PostPosted: Sun Feb 15, 2009 5:05 pm    Post subject: Offensive Skill Curves Reply with quote

Does anyone know what Dean Oliver did to come up with his "Offensive Skill Curves" in his book Basketball on Paper? He lists several of them and they seem reasonable, but he doesn't seem to say how they were determined. I tried plotting by games in the season and that didn't seem to work (I wouldn't have really expected it to - if a player is shooting poorly, you might expect him to limit his workload, which would interfere with this measurement.) There are some things I can think of to estimate this pattern, but they seem fairly intensive and it is tough to obtain meaningful data to extract this type of pattern so cleanly.

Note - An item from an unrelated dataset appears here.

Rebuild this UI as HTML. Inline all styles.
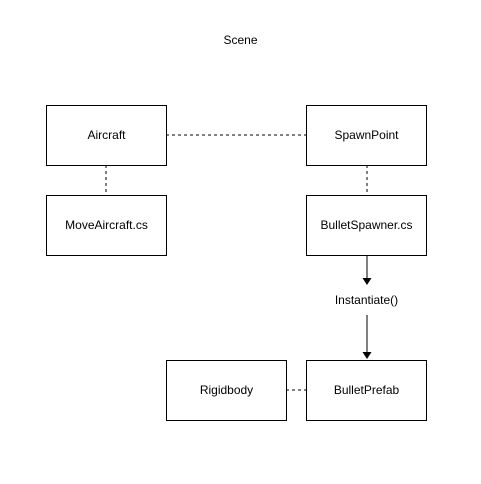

I have seen surprisingly little on this topic, but it seems very important for many aspects of analysis. Does anyone have anything else they would like to discuss on offensive skill curves? For those of you who have not read "Basketball on Paper" by Dean Oliver, offensive skill curves are defined as "plots of how efficient a player is ... and what percentage of a team's possessions he can use to still maintain that efficiency..." They plot Offensive Rating at 5% of the teams possessions used, 10%, 15%, etc. In the cases Oliver shows percentage of possessions and offensive rating have a negative correlation, that is, as the percentage of possessions goes up, offensive rating goes down.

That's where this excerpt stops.